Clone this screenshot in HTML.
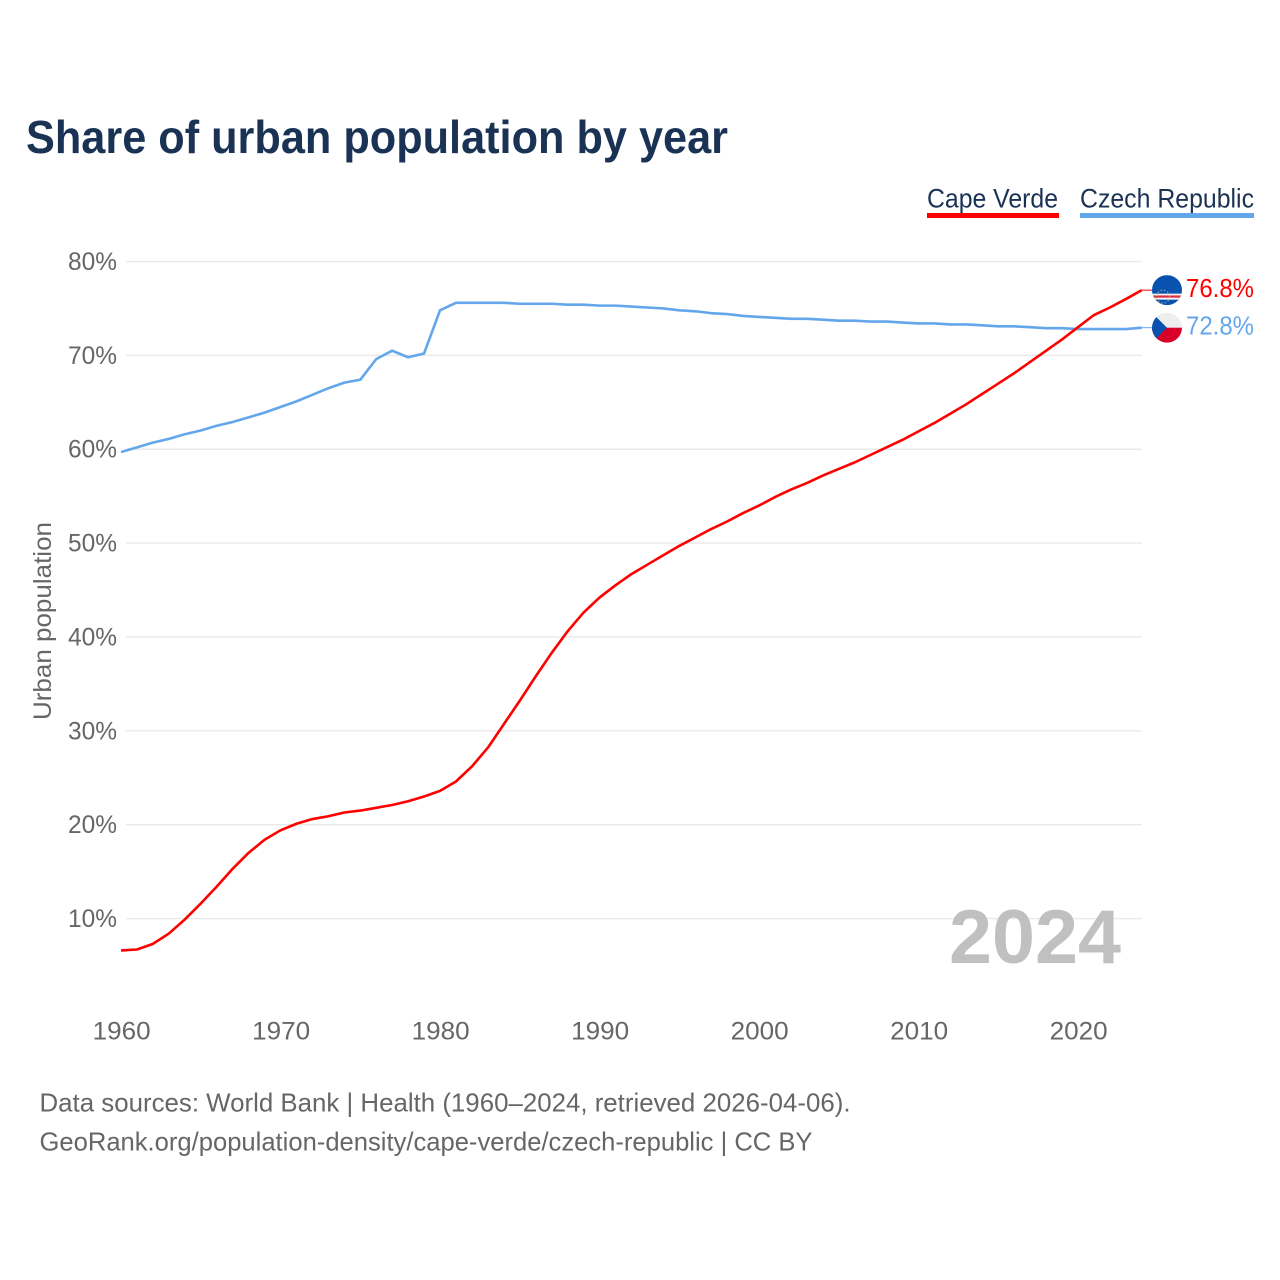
<!DOCTYPE html>
<html>
<head>
<meta charset="utf-8">
<title>Share of urban population by year</title>
<style>
html,body{margin:0;padding:0;background:#fff;width:1280px;height:1280px;overflow:hidden}
svg{display:block}
text{font-family:"Liberation Sans",sans-serif}
</style>
</head>
<body>
<svg id="chart" xmlns="http://www.w3.org/2000/svg" width="1280" height="1280" viewBox="0 0 1280 1280">
  <defs>
    <clipPath id="clip-cv"><circle cx="0" cy="0" r="15"/></clipPath>
    <clipPath id="clip-cz"><circle cx="0" cy="0" r="15"/></clipPath>
  </defs>
  <text x="26" y="153" font-size="46" font-weight="700" fill="#1a3355" textLength="702" lengthAdjust="spacingAndGlyphs">Share of urban population by year</text>

  <g>
    <text x="927" y="207.5" font-size="27" fill="#1a3355" textLength="131" lengthAdjust="spacingAndGlyphs">Cape Verde</text>
    <rect x="927" y="213" width="132" height="5" fill="#ff0000"/>
  </g>
  <g>
    <text x="1080" y="207.5" font-size="27" fill="#1a3355" textLength="174" lengthAdjust="spacingAndGlyphs">Czech Republic</text>
    <rect x="1080" y="213" width="174" height="5" fill="#64a6eb"/>
  </g>

  <g id="grid"></g>
  <g id="yticks"></g>
  <g id="xticks"></g>

  <text transform="translate(51,720) rotate(-90)" x="0" y="0" font-size="25" fill="#666666" textLength="198" lengthAdjust="spacingAndGlyphs">Urban population</text>
  <text x="949" y="963" font-size="76" font-weight="700" fill="#c0c0c0" textLength="172" lengthAdjust="spacingAndGlyphs">2024</text>

  <g id="series"></g>
  <g id="ends"></g>

  <text x="39.5" y="1111.5" font-size="26" fill="#666666" textLength="811" lengthAdjust="spacingAndGlyphs">Data sources: World Bank | Health (1960–2024, retrieved 2026-04-06).</text>
  <text x="39.5" y="1150.5" font-size="26" fill="#666666" textLength="773" lengthAdjust="spacingAndGlyphs">GeoRank.org/population-density/cape-verde/czech-republic | CC BY</text>
</svg>
<script>
const startYear = 1960;
const endYear = 2024;
const capeVerdeValues = [6.6,6.7,7.3,8.4,9.9,11.6,13.4,15.3,17.0,18.4,19.4,20.1,20.6,20.9,21.3,21.5,21.8,22.1,22.5,23.0,23.6,24.6,26.2,28.2,30.7,33.2,35.8,38.3,40.6,42.6,44.2,45.5,46.7,47.7,48.7,49.7,50.6,51.5,52.3,53.2,54.0,54.9,55.7,56.4,57.2,57.9,58.6,59.4,60.2,61.0,61.9,62.8,63.8,64.8,65.9,67.0,68.1,69.3,70.5,71.7,73.0,74.3,75.1,76.0,76.95];
const czechValues = [59.7,60.2,60.7,61.1,61.6,62.0,62.5,62.9,63.4,63.9,64.5,65.1,65.8,66.5,67.1,67.4,69.6,70.5,69.8,70.2,74.8,75.6,75.6,75.6,75.6,75.5,75.5,75.5,75.4,75.4,75.3,75.3,75.2,75.1,75.0,74.8,74.7,74.5,74.4,74.2,74.1,74.0,73.9,73.9,73.8,73.7,73.7,73.6,73.6,73.5,73.4,73.4,73.3,73.3,73.2,73.1,73.1,73.0,72.9,72.9,72.8,72.8,72.8,72.8,72.95];
const yTickValues = [10,20,30,40,50,60,70,80];
const yTickLabels = ['10%','20%','30%','40%','50%','60%','70%','80%'];
const xTickValues = [1960,1970,1980,1990,2000,2010,2020];
const xTickLabels = ['1960','1970','1980','1990','2000','2010','2020'];
const endLabels = ['76.8%','72.8%'];

const NS = 'http://www.w3.org/2000/svg';
const plotLeft = 121, plotRight = 1141.8, zeroY = 1012.4, pxPerUnit = 9.386;
function xScale(year){ return plotLeft + (year - startYear) * (plotRight - plotLeft) / (endYear - startYear); }
function yScale(v){ return zeroY - v * pxPerUnit; }
function make(tag, attrs, parent){
  const el = document.createElementNS(NS, tag);
  for (const k in attrs) el.setAttribute(k, attrs[k]);
  parent.appendChild(el);
  return el;
}
const grid = document.getElementById('grid');
const yticks = document.getElementById('yticks');
const xticks = document.getElementById('xticks');
const series = document.getElementById('series');
const ends = document.getElementById('ends');

yTickValues.forEach(function(v, i){
  const line = make('line', {x1: plotLeft + 5, x2: plotRight, y1: yScale(v), y2: yScale(v), stroke: '#e9e9e9', 'stroke-width': 1.4}, grid);
  
  
  const t = make('text', {x: 117, y: yScale(v) + 8.5, 'text-anchor': 'end', 'font-size': 25, fill: '#666666', textLength: 49, lengthAdjust: 'spacingAndGlyphs'}, yticks);
  t.textContent = yTickLabels[i];
  
  
});

xTickValues.forEach(function(v, i){
  const t = make('text', {x: xScale(v) + 0.7, y: 1039.5, 'text-anchor': 'middle', 'font-size': 25, fill: '#666666', textLength: 58, lengthAdjust: 'spacingAndGlyphs'}, xticks);
  t.textContent = xTickLabels[i];
  
  
});

function linePoints(values){
  return values.map(function(v, i){ return xScale(startYear + i).toFixed(2) + ',' + yScale(v).toFixed(2); }).join(' ');
}
const czechLine = make('polyline', {points: linePoints(czechValues), fill: 'none', stroke: '#64a6eb', 'stroke-width': 2.6, 'stroke-linejoin': 'round'}, series);


const capeLine = make('polyline', {points: linePoints(capeVerdeValues), fill: 'none', stroke: '#ff0000', 'stroke-width': 2.6, 'stroke-linejoin': 'round'}, series);



function endMarker(values, label, color, clipId, drawFlag){
  const last = yScale(values[values.length - 1]);
  const conn = make('line', {x1: plotRight, x2: 1152, y1: last, y2: last, stroke: color, 'stroke-width': 1}, ends);
  
  
  const g = make('g', {transform: 'translate(1167,' + last + ')', 'clip-path': 'url(#' + clipId + ')'}, ends);
  
  
  drawFlag(g);
  const t = make('text', {x: 1186, y: last + 7, 'font-size': 25.5, fill: color, textLength: 68, lengthAdjust: 'spacingAndGlyphs'}, ends);
  t.textContent = label;
  
  
}
endMarker(capeVerdeValues, endLabels[0], '#ff0000', 'clip-cv', function(g){
  make('rect', {x: -15, y: -15, width: 30, height: 30, fill: '#0a52b0'}, g);
  make('rect', {x: -15, y: 3.5, width: 30, height: 6, fill: '#f2f2f2'}, g);
  make('rect', {x: -15, y: 5.3, width: 30, height: 2.2, fill: '#d3313f'}, g);
  make('circle', {cx: -4, cy: 6.5, r: 6.5, fill: 'none', stroke: '#d8c878', 'stroke-width': 1, 'stroke-dasharray': '1.5 2', opacity: 0.8}, g);
});
endMarker(czechValues, endLabels[1], '#64a6eb', 'clip-cz', function(g){
  make('rect', {x: -15, y: -15, width: 30, height: 15, fill: '#eeeeee'}, g);
  make('rect', {x: -15, y: 0, width: 30, height: 15, fill: '#d80027'}, g);
  make('polygon', {points: '-15,-15 0,0 -15,15', fill: '#0a52b0'}, g);
});
</script>
</body>
</html>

══════════════════════════════

## AIM OF THE EXERCISE:
Transcribe the listing in full. Omit the pictures and keep every line exact.

## ANSWER BELOW:
Clone this screenshot in HTML.
<!DOCTYPE html>
<html>
<head>
<meta charset="utf-8">
<title>Share of urban population by year</title>
<style>
html,body{margin:0;padding:0;background:#fff;width:1280px;height:1280px;overflow:hidden}
svg{display:block}
text{font-family:"Liberation Sans",sans-serif}
</style>
</head>
<body>
<svg id="chart" xmlns="http://www.w3.org/2000/svg" width="1280" height="1280" viewBox="0 0 1280 1280">
  <defs>
    <clipPath id="clip-cv"><circle cx="0" cy="0" r="15"/></clipPath>
    <clipPath id="clip-cz"><circle cx="0" cy="0" r="15"/></clipPath>
  </defs>
  <text x="26" y="153" font-size="46" font-weight="700" fill="#1a3355" textLength="702" lengthAdjust="spacingAndGlyphs">Share of urban population by year</text>

  <g>
    <text x="927" y="207.5" font-size="27" fill="#1a3355" textLength="131" lengthAdjust="spacingAndGlyphs">Cape Verde</text>
    <rect x="927" y="213" width="132" height="5" fill="#ff0000"/>
  </g>
  <g>
    <text x="1080" y="207.5" font-size="27" fill="#1a3355" textLength="174" lengthAdjust="spacingAndGlyphs">Czech Republic</text>
    <rect x="1080" y="213" width="174" height="5" fill="#64a6eb"/>
  </g>

  <g id="grid"></g>
  <g id="yticks"></g>
  <g id="xticks"></g>

  <text transform="translate(51,720) rotate(-90)" x="0" y="0" font-size="25" fill="#666666" textLength="198" lengthAdjust="spacingAndGlyphs">Urban population</text>
  <text x="949" y="963" font-size="76" font-weight="700" fill="#c0c0c0" textLength="172" lengthAdjust="spacingAndGlyphs">2024</text>

  <g id="series"></g>
  <g id="ends"></g>

  <text x="39.5" y="1111.5" font-size="26" fill="#666666" textLength="811" lengthAdjust="spacingAndGlyphs">Data sources: World Bank | Health (1960–2024, retrieved 2026-04-06).</text>
  <text x="39.5" y="1150.5" font-size="26" fill="#666666" textLength="773" lengthAdjust="spacingAndGlyphs">GeoRank.org/population-density/cape-verde/czech-republic | CC BY</text>
</svg>
<script>
const startYear = 1960;
const endYear = 2024;
const capeVerdeValues = [6.6,6.7,7.3,8.4,9.9,11.6,13.4,15.3,17.0,18.4,19.4,20.1,20.6,20.9,21.3,21.5,21.8,22.1,22.5,23.0,23.6,24.6,26.2,28.2,30.7,33.2,35.8,38.3,40.6,42.6,44.2,45.5,46.7,47.7,48.7,49.7,50.6,51.5,52.3,53.2,54.0,54.9,55.7,56.4,57.2,57.9,58.6,59.4,60.2,61.0,61.9,62.8,63.8,64.8,65.9,67.0,68.1,69.3,70.5,71.7,73.0,74.3,75.1,76.0,76.95];
const czechValues = [59.7,60.2,60.7,61.1,61.6,62.0,62.5,62.9,63.4,63.9,64.5,65.1,65.8,66.5,67.1,67.4,69.6,70.5,69.8,70.2,74.8,75.6,75.6,75.6,75.6,75.5,75.5,75.5,75.4,75.4,75.3,75.3,75.2,75.1,75.0,74.8,74.7,74.5,74.4,74.2,74.1,74.0,73.9,73.9,73.8,73.7,73.7,73.6,73.6,73.5,73.4,73.4,73.3,73.3,73.2,73.1,73.1,73.0,72.9,72.9,72.8,72.8,72.8,72.8,72.95];
const yTickValues = [10,20,30,40,50,60,70,80];
const yTickLabels = ['10%','20%','30%','40%','50%','60%','70%','80%'];
const xTickValues = [1960,1970,1980,1990,2000,2010,2020];
const xTickLabels = ['1960','1970','1980','1990','2000','2010','2020'];
const endLabels = ['76.8%','72.8%'];

const NS = 'http://www.w3.org/2000/svg';
const plotLeft = 121, plotRight = 1141.8, zeroY = 1012.4, pxPerUnit = 9.386;
function xScale(year){ return plotLeft + (year - startYear) * (plotRight - plotLeft) / (endYear - startYear); }
function yScale(v){ return zeroY - v * pxPerUnit; }
function make(tag, attrs, parent){
  const el = document.createElementNS(NS, tag);
  for (const k in attrs) el.setAttribute(k, attrs[k]);
  parent.appendChild(el);
  return el;
}
const grid = document.getElementById('grid');
const yticks = document.getElementById('yticks');
const xticks = document.getElementById('xticks');
const series = document.getElementById('series');
const ends = document.getElementById('ends');

yTickValues.forEach(function(v, i){
  const line = make('line', {x1: plotLeft + 5, x2: plotRight, y1: yScale(v), y2: yScale(v), stroke: '#e9e9e9', 'stroke-width': 1.4}, grid);
  
  
  const t = make('text', {x: 117, y: yScale(v) + 8.5, 'text-anchor': 'end', 'font-size': 25, fill: '#666666', textLength: 49, lengthAdjust: 'spacingAndGlyphs'}, yticks);
  t.textContent = yTickLabels[i];
  
  
});

xTickValues.forEach(function(v, i){
  const t = make('text', {x: xScale(v) + 0.7, y: 1039.5, 'text-anchor': 'middle', 'font-size': 25, fill: '#666666', textLength: 58, lengthAdjust: 'spacingAndGlyphs'}, xticks);
  t.textContent = xTickLabels[i];
  
  
});

function linePoints(values){
  return values.map(function(v, i){ return xScale(startYear + i).toFixed(2) + ',' + yScale(v).toFixed(2); }).join(' ');
}
const czechLine = make('polyline', {points: linePoints(czechValues), fill: 'none', stroke: '#64a6eb', 'stroke-width': 2.6, 'stroke-linejoin': 'round'}, series);


const capeLine = make('polyline', {points: linePoints(capeVerdeValues), fill: 'none', stroke: '#ff0000', 'stroke-width': 2.6, 'stroke-linejoin': 'round'}, series);



function endMarker(values, label, color, clipId, drawFlag){
  const last = yScale(values[values.length - 1]);
  const conn = make('line', {x1: plotRight, x2: 1152, y1: last, y2: last, stroke: color, 'stroke-width': 1}, ends);
  
  
  const g = make('g', {transform: 'translate(1167,' + last + ')', 'clip-path': 'url(#' + clipId + ')'}, ends);
  
  
  drawFlag(g);
  const t = make('text', {x: 1186, y: last + 7, 'font-size': 25.5, fill: color, textLength: 68, lengthAdjust: 'spacingAndGlyphs'}, ends);
  t.textContent = label;
  
  
}
endMarker(capeVerdeValues, endLabels[0], '#ff0000', 'clip-cv', function(g){
  make('rect', {x: -15, y: -15, width: 30, height: 30, fill: '#0a52b0'}, g);
  make('rect', {x: -15, y: 3.5, width: 30, height: 6, fill: '#f2f2f2'}, g);
  make('rect', {x: -15, y: 5.3, width: 30, height: 2.2, fill: '#d3313f'}, g);
  make('circle', {cx: -4, cy: 6.5, r: 6.5, fill: 'none', stroke: '#d8c878', 'stroke-width': 1, 'stroke-dasharray': '1.5 2', opacity: 0.8}, g);
});
endMarker(czechValues, endLabels[1], '#64a6eb', 'clip-cz', function(g){
  make('rect', {x: -15, y: -15, width: 30, height: 15, fill: '#eeeeee'}, g);
  make('rect', {x: -15, y: 0, width: 30, height: 15, fill: '#d80027'}, g);
  make('polygon', {points: '-15,-15 0,0 -15,15', fill: '#0a52b0'}, g);
});
</script>
</body>
</html>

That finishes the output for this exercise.